The Pontifical North American College, or whoever is responsible for instructing America's Catholic Priestly class, must offer a course in Godwinism: everyone with whom you have even a minor disagreement is a Nazi.  This is a move repugnant even to the most stoned college freshman who's just been busted for pot smoking.  For him, at least, the phrase "floor fascist" has some modicum of irony.  

Not so, sadly, for the venerable leaders of the Catholic Church in Chicago.  When a persecuted minority wanted to walk by a Church on the public way, they were the KKK.  Now, it turns out, the requirement that non Catholics have access to birth control in health plans offered by Catholics and Catholic Institutions (save actual Churches and similar organizations), has one Bishop screaming both Stalin and Hitler (from the Chicago Tribune):

“Hitler and Stalin, at their better moments, would just barely tolerate some churches remaining open, but would not tolerate any competition with the state in education, social services and health care,” Jenky said. “In clear violation of our First Amendment rights, Barack Obama — with his radical, pro-abortion and extreme secularist agenda — now seems intent on following a similar path.”

To me this sends a terrible lesson to the Catholic faithful.  It is not the case that every disagreement with widely neglected Catholic teachings is equivalent to (what they imagine to be) some kind of Nazi or Stalinist assault on their right to practice their faith.

This means, of course, that we can't have rational disagreements about such issues, as everyone knows that the only response to Hitler was war.

And war, as the good Bishops ought to know, is a last resort.  And even it has rules. 

  

Identity Theft

Chicago's Cardinal Francis George is not the master of analogies by any stretch. Recently, when a persecuted minority wanted to walk by one his churches on a Sunday, they were "Nazis."  Now, if someone requires that Health Insurers Provide a certain standard of care regardless of the religious affiliation of the insured employee, it's "identity theft."
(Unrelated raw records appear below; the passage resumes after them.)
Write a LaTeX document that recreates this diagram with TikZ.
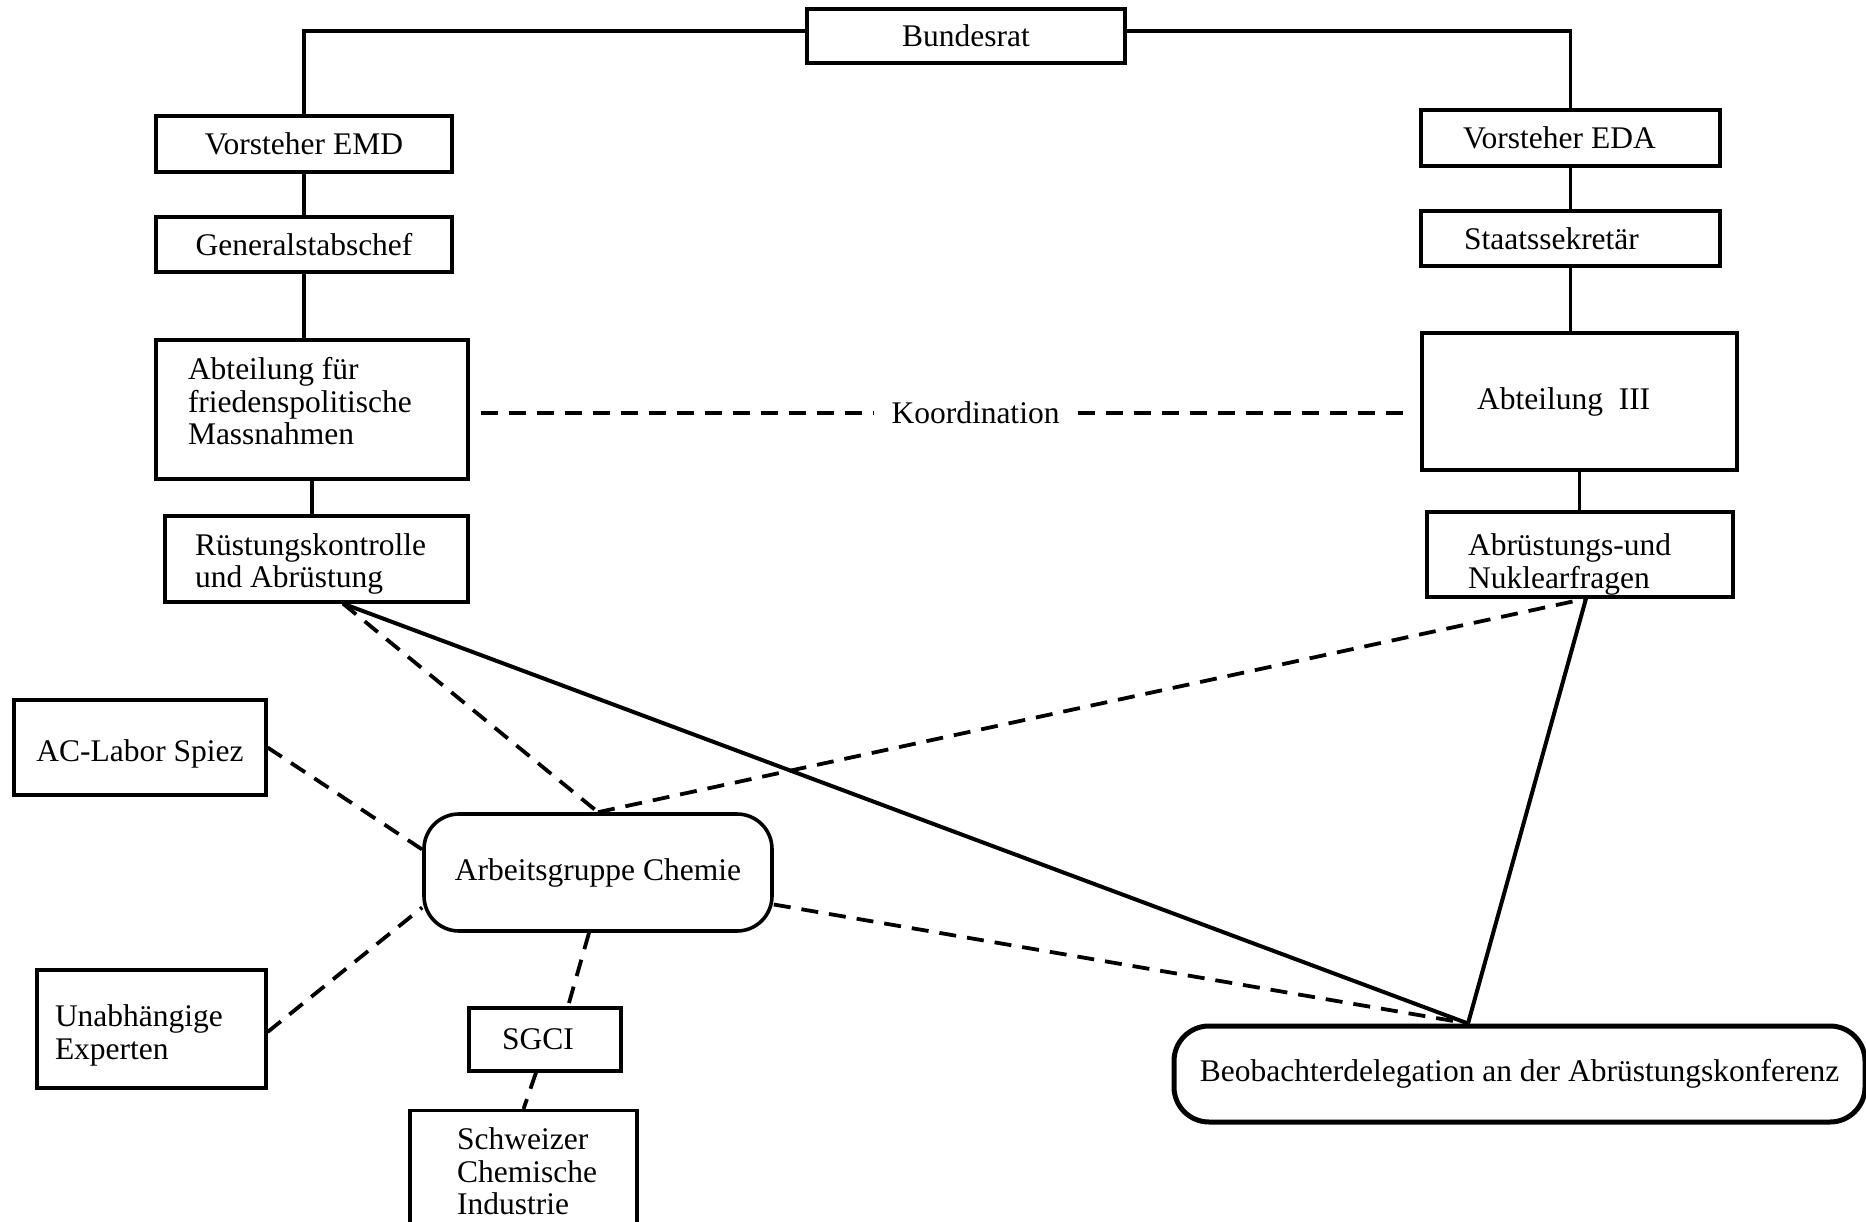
\documentclass[tikz,border=0pt]{standalone}
\usepackage{fontspec}
\setmainfont{Liberation Serif}
\usetikzlibrary{calc}
\begin{document}
\begin{tikzpicture}[x=1pt,y=-1pt,
  every node/.style={font=\fontsize{31.5}{32.5}\selectfont, inner sep=0pt},
  box/.style={draw, rectangle, line width=3.2pt},
  rbox/.style={draw, rectangle, rounded corners=35pt, line width=3.6pt},
  conn/.style={line width=3.2pt},
  diag/.style={line width=4pt},
  dsh/.style={line width=3.8pt, dash pattern=on 17pt off 11pt}]
\fill[white] (0,0) rectangle (1866,1222);
\useasboundingbox (0,0) rectangle (1866,1222);

% left column
\node[box, minimum width=318pt, minimum height=54pt] (bund) at (966,36) {Bundesrat};
\node[box, minimum width=296pt, minimum height=56pt] (emd) at (304,144) {Vorsteher EMD};
\node[box, minimum width=296pt, minimum height=55pt] (gen) at (304,244.5) {Generalstabschef};
\node[box, minimum width=312pt, minimum height=139pt, align=left, text width=248pt, inner xsep=32pt] (abtf) at (312,409.5)
  {\spaceskip=0pt\relax Abteilung für\\friedenspolitische\\Massnahmen\rule[-17pt]{0pt}{17pt}};
\node[box, minimum width=303pt, minimum height=86pt, align=left, text width=243pt, inner xsep=30pt] (rk) at (316.5,559)
  {\spaceskip=0pt\relax\rule{0pt}{32pt}Rüstungskontrolle\\und Abrüstung};

% right column
\node[box, minimum width=299pt, minimum height=56pt, align=left, text width=215pt, inner xsep=42pt] (eda) at (1570.5,138)
  {\spaceskip=0pt\relax Vorsteher EDA};
\node[box, minimum width=299pt, minimum height=55pt, align=left, text width=213pt, inner xsep=43pt] (sts) at (1570.5,238.5)
  {Staatssekretär};
\node[box, minimum width=315pt, minimum height=137pt, align=left, text width=205pt, inner xsep=55pt] (abt3) at (1579.5,401.5)
  {\spaceskip=0pt\relax Abteilung\ \ III};
\node[box, minimum width=306pt, minimum height=85pt, align=left, text width=224pt, inner xsep=41pt] (anf) at (1580,554.5)
  {\rule{0pt}{41.5pt}Abrüstungs-und\\Nuklearfragen};

% lower part
\node[box, minimum width=252pt, minimum height=95pt, text height=27pt, text depth=0pt] (ac) at (140,747.5) {AC-Labor Spiez};
\node[box, minimum width=229pt, minimum height=118pt, align=left, text width=193pt, inner xsep=18pt] (unab) at (151.5,1029)
  {\rule{0pt}{35pt}Unabhängige\\Experten};
\node[rbox, minimum width=348pt, minimum height=117pt] (ag) at (598,872.5) {Arbeitsgruppe Chemie};
\node[box, minimum width=152pt, minimum height=63pt, align=left, text width=86pt, inner xsep=33pt] (sgci) at (545,1039.5) {SGCI};
\node[box, anchor=north, minimum width=227pt, minimum height=150pt] (scibox) at (523.5,1109) {};
\node[anchor=north west, align=left] (sci) at (457,1127.5) {Schweizer\\Chemische\\Industrie};
\node[rbox, line width=5pt, minimum width=691pt, minimum height=96pt] (bd) at (1519.5,1074)
  {Beobachterdelegation an der Abrüstungskonferenz};

\node[inner xsep=18pt] (koord) at (975.5,413) {Koordination};

% hierarchy connectors
\draw[conn] ([yshift=5pt]bund.west) -| (emd.north);
\draw[conn] ([yshift=5pt]bund.east) -| (eda.north);
\draw[conn] (emd.south) -- (gen.north);
\draw[conn] (gen.south) -- (gen.south |- abtf.north);
\draw[conn] (abtf.south) -- (abtf.south |- rk.north);
\draw[conn] (eda.south) -- (sts.north);
\draw[conn] (sts.south) -- (sts.south |- abt3.north);
\draw[conn] (abt3.south) -- (abt3.south |- anf.north);

% coordination
\draw[dsh] ($(abtf.east |- koord.west)+(11,0)$) -- (koord.west);
\draw[dsh] (koord.east) -- ($(abt3.west |- koord.east)+(-10,0)$);

% diagonal connectors
\coordinate (rkb) at ($(rk.south)+(26.5,0)$);
\coordinate (anfb) at ($(anf.south)+(6,0)$);
\coordinate (bdt) at ($(bd.north)+(-51.5,0)$);
\draw[diag] (rkb) -- (bdt);
\draw[diag] (anfb) -- (bdt);
\draw[dsh] (rkb) -- (ag.north);
\draw[dsh] (ag.north) -- (anfb);
\draw[dsh] ($(ag.east)+(0,32)$) -- (bdt);
\draw[dsh] (ac.east) -- ($(ag.west)+(0,-23)$);
\draw[dsh] ($(unab.east)+(0,3)$) -- ($(ag.west)+(0,35)$);
\draw[dsh] ($(ag.south)+(-9,0)$) -- ($(sgci.north)+(23,0)$);
\draw[dsh] ($(sgci.south)+(-9,0)$) -- (scibox.north);
\end{tikzpicture}
\end{document}
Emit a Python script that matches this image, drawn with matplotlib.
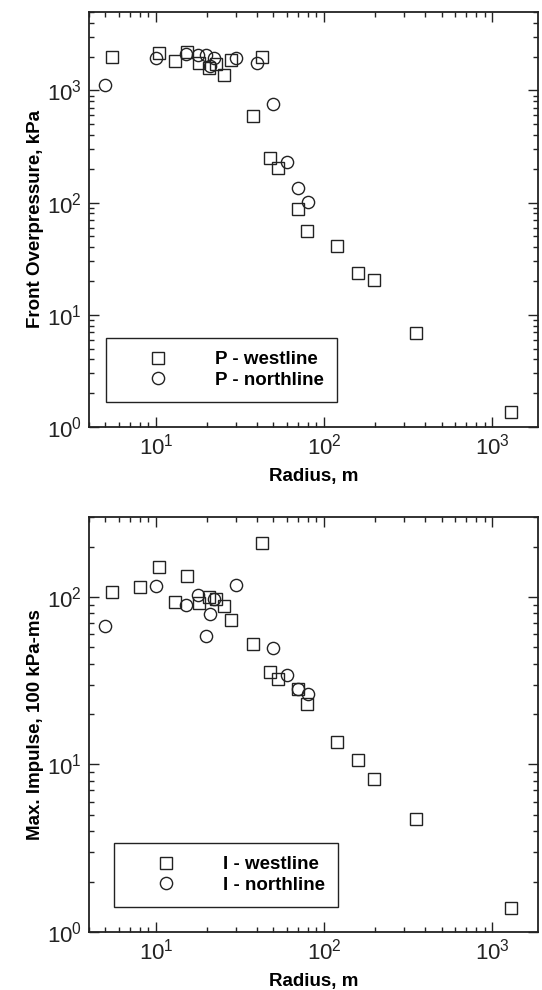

Sadly, this remark seems to have followed upon the following (from the Chicago Tribune story):

"The difficulty of public discussion … is that the political is the highest level of public discourse," George said. "Therefore, the primary categories of discussion and mutual understanding are liberal and conservative. But they're not evangelical, Catholic or gospel categories. The categories that count in the Gospel are true and false. The bishops try to be people of God. And those are the first questions we ask is: 'Is it true or false?' Political terms are not adequate to discuss it."

The Cardinal recognizes the seriousness of his words, so this must mean he is just terrible at reasoning.  Let's say we change the terms somewhat, and insist that a Jehovah's Witness who runs a hospital or university must, through a private insurer, provide coverage for blood transfusions.  Yes, it's against their religion, alright.  For them.  But you just work for them.  You are the janitor in Kingdom Hall, or you're their accountant.  Unlucky you.  I guess. How dare you steal their identity by wanting blood transfusions during surgery.

But we're talking about contraception for women.  Not in the Tribune article, but in the local CBS story, was the Cardinal's very respectful and truth oriented threat: if some women can get the pill, the three percent of Catholics who actually care about this stuff will be forced to take their ball and go home.

“In order to do anything publicly, we’re going to have to cloak it in some kind of explicit religious circumstance that would not make it possible to run big universities and large hospitals as we’ve run them before,” George said.

The cardinal told members of the Union League Club downtown that the Church may otherwise sell its hospitals, pay penalties, or in a last resort, close them altogether, rather than offer birth control. George says offering birth control would be cooperating with evil.

The ad baculum, the appeal to force–that's what the Cardinal thinks the highest level of public discourse is.